**** Data lines

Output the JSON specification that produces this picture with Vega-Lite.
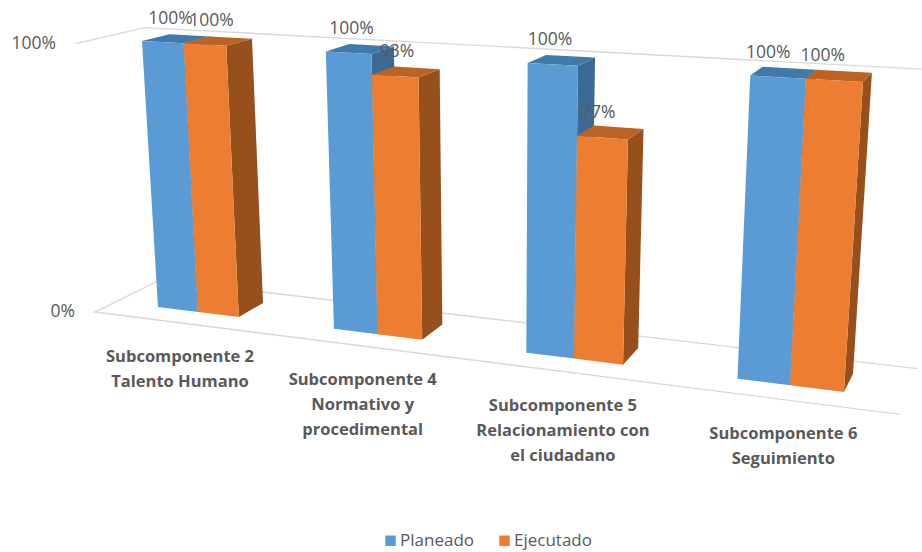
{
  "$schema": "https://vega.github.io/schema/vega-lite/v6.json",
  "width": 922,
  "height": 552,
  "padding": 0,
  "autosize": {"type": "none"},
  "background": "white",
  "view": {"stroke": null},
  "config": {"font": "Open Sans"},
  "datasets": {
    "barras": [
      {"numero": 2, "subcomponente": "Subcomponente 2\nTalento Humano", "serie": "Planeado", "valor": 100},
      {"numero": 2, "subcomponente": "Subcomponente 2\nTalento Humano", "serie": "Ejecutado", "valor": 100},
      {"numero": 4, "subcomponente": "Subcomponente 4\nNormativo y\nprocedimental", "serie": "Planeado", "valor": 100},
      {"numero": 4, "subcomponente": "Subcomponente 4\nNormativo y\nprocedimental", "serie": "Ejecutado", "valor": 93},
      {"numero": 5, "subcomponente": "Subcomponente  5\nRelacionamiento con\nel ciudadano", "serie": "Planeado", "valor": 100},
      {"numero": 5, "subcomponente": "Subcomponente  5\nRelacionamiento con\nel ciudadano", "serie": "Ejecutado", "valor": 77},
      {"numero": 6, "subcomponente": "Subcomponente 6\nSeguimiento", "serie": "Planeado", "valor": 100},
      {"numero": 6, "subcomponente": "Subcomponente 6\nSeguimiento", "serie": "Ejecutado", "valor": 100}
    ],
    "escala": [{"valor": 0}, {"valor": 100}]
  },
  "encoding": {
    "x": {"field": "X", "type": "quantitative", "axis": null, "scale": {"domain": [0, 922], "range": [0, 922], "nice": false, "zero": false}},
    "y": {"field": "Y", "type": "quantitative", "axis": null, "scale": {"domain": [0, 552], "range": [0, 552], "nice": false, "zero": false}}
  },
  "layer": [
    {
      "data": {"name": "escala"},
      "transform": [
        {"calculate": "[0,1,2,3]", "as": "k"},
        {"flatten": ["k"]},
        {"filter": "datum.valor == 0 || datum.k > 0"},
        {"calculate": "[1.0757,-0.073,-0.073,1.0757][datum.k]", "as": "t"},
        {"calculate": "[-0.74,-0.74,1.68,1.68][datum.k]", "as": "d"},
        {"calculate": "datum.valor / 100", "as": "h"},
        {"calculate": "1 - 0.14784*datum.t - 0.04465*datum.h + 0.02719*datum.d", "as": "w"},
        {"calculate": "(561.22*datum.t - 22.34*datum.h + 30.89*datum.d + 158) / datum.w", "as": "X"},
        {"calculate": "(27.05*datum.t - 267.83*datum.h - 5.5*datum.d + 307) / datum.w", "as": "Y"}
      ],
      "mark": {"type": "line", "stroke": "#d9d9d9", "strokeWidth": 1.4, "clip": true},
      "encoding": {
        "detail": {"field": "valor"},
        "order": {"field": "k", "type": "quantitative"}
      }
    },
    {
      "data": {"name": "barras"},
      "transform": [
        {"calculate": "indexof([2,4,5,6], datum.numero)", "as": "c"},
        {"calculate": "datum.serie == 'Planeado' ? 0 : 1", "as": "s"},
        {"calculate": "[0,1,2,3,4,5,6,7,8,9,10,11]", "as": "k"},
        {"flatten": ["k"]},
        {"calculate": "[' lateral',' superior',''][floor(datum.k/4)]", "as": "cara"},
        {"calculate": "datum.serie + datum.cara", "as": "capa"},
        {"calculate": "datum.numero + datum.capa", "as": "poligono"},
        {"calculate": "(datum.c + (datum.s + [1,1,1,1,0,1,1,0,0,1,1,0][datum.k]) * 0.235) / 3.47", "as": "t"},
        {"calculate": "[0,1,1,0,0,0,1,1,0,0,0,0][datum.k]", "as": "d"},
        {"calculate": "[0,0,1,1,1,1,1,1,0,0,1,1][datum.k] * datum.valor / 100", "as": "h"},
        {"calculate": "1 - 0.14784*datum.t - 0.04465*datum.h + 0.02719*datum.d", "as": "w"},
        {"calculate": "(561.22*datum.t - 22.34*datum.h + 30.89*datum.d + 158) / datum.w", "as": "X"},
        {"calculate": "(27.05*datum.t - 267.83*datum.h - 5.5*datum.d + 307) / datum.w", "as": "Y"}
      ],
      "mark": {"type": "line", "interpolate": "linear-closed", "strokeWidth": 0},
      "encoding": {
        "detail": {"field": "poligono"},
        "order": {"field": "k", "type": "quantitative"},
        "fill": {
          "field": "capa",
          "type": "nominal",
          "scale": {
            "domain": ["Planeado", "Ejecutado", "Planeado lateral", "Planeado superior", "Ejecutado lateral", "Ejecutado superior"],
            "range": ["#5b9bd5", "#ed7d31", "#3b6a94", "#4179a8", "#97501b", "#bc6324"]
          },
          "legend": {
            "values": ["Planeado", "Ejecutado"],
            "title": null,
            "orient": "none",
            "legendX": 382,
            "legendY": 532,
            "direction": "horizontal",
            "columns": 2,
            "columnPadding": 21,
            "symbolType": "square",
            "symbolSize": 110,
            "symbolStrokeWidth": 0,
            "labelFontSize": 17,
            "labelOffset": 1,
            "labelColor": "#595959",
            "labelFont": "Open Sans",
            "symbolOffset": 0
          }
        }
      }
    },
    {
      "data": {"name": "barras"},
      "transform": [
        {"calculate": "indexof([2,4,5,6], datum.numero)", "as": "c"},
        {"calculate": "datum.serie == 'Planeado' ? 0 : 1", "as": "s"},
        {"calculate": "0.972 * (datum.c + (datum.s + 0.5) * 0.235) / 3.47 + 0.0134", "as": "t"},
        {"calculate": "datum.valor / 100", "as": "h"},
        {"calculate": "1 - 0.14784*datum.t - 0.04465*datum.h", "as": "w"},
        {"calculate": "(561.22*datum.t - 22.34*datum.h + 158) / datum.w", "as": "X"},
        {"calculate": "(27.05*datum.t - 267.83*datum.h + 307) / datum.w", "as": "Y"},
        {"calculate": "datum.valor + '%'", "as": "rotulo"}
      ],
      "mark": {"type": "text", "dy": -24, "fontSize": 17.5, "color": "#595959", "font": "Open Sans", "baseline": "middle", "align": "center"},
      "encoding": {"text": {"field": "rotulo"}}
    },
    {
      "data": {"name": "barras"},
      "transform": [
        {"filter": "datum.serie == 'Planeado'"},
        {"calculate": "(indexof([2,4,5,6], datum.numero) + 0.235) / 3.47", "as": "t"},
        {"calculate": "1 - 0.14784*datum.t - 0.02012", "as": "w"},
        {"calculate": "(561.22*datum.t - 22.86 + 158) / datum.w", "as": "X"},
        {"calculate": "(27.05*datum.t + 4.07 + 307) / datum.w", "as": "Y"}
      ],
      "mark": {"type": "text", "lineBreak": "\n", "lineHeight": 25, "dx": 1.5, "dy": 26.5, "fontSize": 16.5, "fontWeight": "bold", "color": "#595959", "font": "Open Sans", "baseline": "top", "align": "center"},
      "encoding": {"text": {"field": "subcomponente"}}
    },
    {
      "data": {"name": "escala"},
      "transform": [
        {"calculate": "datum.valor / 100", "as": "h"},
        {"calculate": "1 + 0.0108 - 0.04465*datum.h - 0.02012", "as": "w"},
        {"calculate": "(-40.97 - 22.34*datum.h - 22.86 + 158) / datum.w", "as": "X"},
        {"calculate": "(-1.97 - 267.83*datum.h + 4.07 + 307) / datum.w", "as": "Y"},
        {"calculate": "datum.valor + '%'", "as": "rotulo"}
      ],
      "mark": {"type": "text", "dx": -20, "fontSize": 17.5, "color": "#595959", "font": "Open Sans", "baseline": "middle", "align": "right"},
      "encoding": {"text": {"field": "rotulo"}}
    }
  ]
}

********

Repeat verbatim all the material, but not the pictures.

Exercise result:
Output the JSON specification that produces this picture with Vega-Lite.
{
  "$schema": "https://vega.github.io/schema/vega-lite/v6.json",
  "width": 922,
  "height": 552,
  "padding": 0,
  "autosize": {"type": "none"},
  "background": "white",
  "view": {"stroke": null},
  "config": {"font": "Open Sans"},
  "datasets": {
    "barras": [
      {"numero": 2, "subcomponente": "Subcomponente 2\nTalento Humano", "serie": "Planeado", "valor": 100},
      {"numero": 2, "subcomponente": "Subcomponente 2\nTalento Humano", "serie": "Ejecutado", "valor": 100},
      {"numero": 4, "subcomponente": "Subcomponente 4\nNormativo y\nprocedimental", "serie": "Planeado", "valor": 100},
      {"numero": 4, "subcomponente": "Subcomponente 4\nNormativo y\nprocedimental", "serie": "Ejecutado", "valor": 93},
      {"numero": 5, "subcomponente": "Subcomponente  5\nRelacionamiento con\nel ciudadano", "serie": "Planeado", "valor": 100},
      {"numero": 5, "subcomponente": "Subcomponente  5\nRelacionamiento con\nel ciudadano", "serie": "Ejecutado", "valor": 77},
      {"numero": 6, "subcomponente": "Subcomponente 6\nSeguimiento", "serie": "Planeado", "valor": 100},
      {"numero": 6, "subcomponente": "Subcomponente 6\nSeguimiento", "serie": "Ejecutado", "valor": 100}
    ],
    "escala": [{"valor": 0}, {"valor": 100}]
  },
  "encoding": {
    "x": {"field": "X", "type": "quantitative", "axis": null, "scale": {"domain": [0, 922], "range": [0, 922], "nice": false, "zero": false}},
    "y": {"field": "Y", "type": "quantitative", "axis": null, "scale": {"domain": [0, 552], "range": [0, 552], "nice": false, "zero": false}}
  },
  "layer": [
    {
      "data": {"name": "escala"},
      "transform": [
        {"calculate": "[0,1,2,3]", "as": "k"},
        {"flatten": ["k"]},
        {"filter": "datum.valor == 0 || datum.k > 0"},
        {"calculate": "[1.0757,-0.073,-0.073,1.0757][datum.k]", "as": "t"},
        {"calculate": "[-0.74,-0.74,1.68,1.68][datum.k]", "as": "d"},
        {"calculate": "datum.valor / 100", "as": "h"},
        {"calculate": "1 - 0.14784*datum.t - 0.04465*datum.h + 0.02719*datum.d", "as": "w"},
        {"calculate": "(561.22*datum.t - 22.34*datum.h + 30.89*datum.d + 158) / datum.w", "as": "X"},
        {"calculate": "(27.05*datum.t - 267.83*datum.h - 5.5*datum.d + 307) / datum.w", "as": "Y"}
      ],
      "mark": {"type": "line", "stroke": "#d9d9d9", "strokeWidth": 1.4, "clip": true},
      "encoding": {
        "detail": {"field": "valor"},
        "order": {"field": "k", "type": "quantitative"}
      }
    },
    {
      "data": {"name": "barras"},
      "transform": [
        {"calculate": "indexof([2,4,5,6], datum.numero)", "as": "c"},
        {"calculate": "datum.serie == 'Planeado' ? 0 : 1", "as": "s"},
        {"calculate": "[0,1,2,3,4,5,6,7,8,9,10,11]", "as": "k"},
        {"flatten": ["k"]},
        {"calculate": "[' lateral',' superior',''][floor(datum.k/4)]", "as": "cara"},
        {"calculate": "datum.serie + datum.cara", "as": "capa"},
        {"calculate": "datum.numero + datum.capa", "as": "poligono"},
        {"calculate": "(datum.c + (datum.s + [1,1,1,1,0,1,1,0,0,1,1,0][datum.k]) * 0.235) / 3.47", "as": "t"},
        {"calculate": "[0,1,1,0,0,0,1,1,0,0,0,0][datum.k]", "as": "d"},
        {"calculate": "[0,0,1,1,1,1,1,1,0,0,1,1][datum.k] * datum.valor / 100", "as": "h"},
        {"calculate": "1 - 0.14784*datum.t - 0.04465*datum.h + 0.02719*datum.d", "as": "w"},
        {"calculate": "(561.22*datum.t - 22.34*datum.h + 30.89*datum.d + 158) / datum.w", "as": "X"},
        {"calculate": "(27.05*datum.t - 267.83*datum.h - 5.5*datum.d + 307) / datum.w", "as": "Y"}
      ],
      "mark": {"type": "line", "interpolate": "linear-closed", "strokeWidth": 0},
      "encoding": {
        "detail": {"field": "poligono"},
        "order": {"field": "k", "type": "quantitative"},
        "fill": {
          "field": "capa",
          "type": "nominal",
          "scale": {
            "domain": ["Planeado", "Ejecutado", "Planeado lateral", "Planeado superior", "Ejecutado lateral", "Ejecutado superior"],
            "range": ["#5b9bd5", "#ed7d31", "#3b6a94", "#4179a8", "#97501b", "#bc6324"]
          },
          "legend": {
            "values": ["Planeado", "Ejecutado"],
            "title": null,
            "orient": "none",
            "legendX": 382,
            "legendY": 532,
            "direction": "horizontal",
            "columns": 2,
            "columnPadding": 21,
            "symbolType": "square",
            "symbolSize": 110,
            "symbolStrokeWidth": 0,
            "labelFontSize": 17,
            "labelOffset": 1,
            "labelColor": "#595959",
            "labelFont": "Open Sans",
            "symbolOffset": 0
          }
        }
      }
    },
    {
      "data": {"name": "barras"},
      "transform": [
        {"calculate": "indexof([2,4,5,6], datum.numero)", "as": "c"},
        {"calculate": "datum.serie == 'Planeado' ? 0 : 1", "as": "s"},
        {"calculate": "0.972 * (datum.c + (datum.s + 0.5) * 0.235) / 3.47 + 0.0134", "as": "t"},
        {"calculate": "datum.valor / 100", "as": "h"},
        {"calculate": "1 - 0.14784*datum.t - 0.04465*datum.h", "as": "w"},
        {"calculate": "(561.22*datum.t - 22.34*datum.h + 158) / datum.w", "as": "X"},
        {"calculate": "(27.05*datum.t - 267.83*datum.h + 307) / datum.w", "as": "Y"},
        {"calculate": "datum.valor + '%'", "as": "rotulo"}
      ],
      "mark": {"type": "text", "dy": -24, "fontSize": 17.5, "color": "#595959", "font": "Open Sans", "baseline": "middle", "align": "center"},
      "encoding": {"text": {"field": "rotulo"}}
    },
    {
      "data": {"name": "barras"},
      "transform": [
        {"filter": "datum.serie == 'Planeado'"},
        {"calculate": "(indexof([2,4,5,6], datum.numero) + 0.235) / 3.47", "as": "t"},
        {"calculate": "1 - 0.14784*datum.t - 0.02012", "as": "w"},
        {"calculate": "(561.22*datum.t - 22.86 + 158) / datum.w", "as": "X"},
        {"calculate": "(27.05*datum.t + 4.07 + 307) / datum.w", "as": "Y"}
      ],
      "mark": {"type": "text", "lineBreak": "\n", "lineHeight": 25, "dx": 1.5, "dy": 26.5, "fontSize": 16.5, "fontWeight": "bold", "color": "#595959", "font": "Open Sans", "baseline": "top", "align": "center"},
      "encoding": {"text": {"field": "subcomponente"}}
    },
    {
      "data": {"name": "escala"},
      "transform": [
        {"calculate": "datum.valor / 100", "as": "h"},
        {"calculate": "1 + 0.0108 - 0.04465*datum.h - 0.02012", "as": "w"},
        {"calculate": "(-40.97 - 22.34*datum.h - 22.86 + 158) / datum.w", "as": "X"},
        {"calculate": "(-1.97 - 267.83*datum.h + 4.07 + 307) / datum.w", "as": "Y"},
        {"calculate": "datum.valor + '%'", "as": "rotulo"}
      ],
      "mark": {"type": "text", "dx": -20, "fontSize": 17.5, "color": "#595959", "font": "Open Sans", "baseline": "middle", "align": "right"},
      "encoding": {"text": {"field": "rotulo"}}
    }
  ]
}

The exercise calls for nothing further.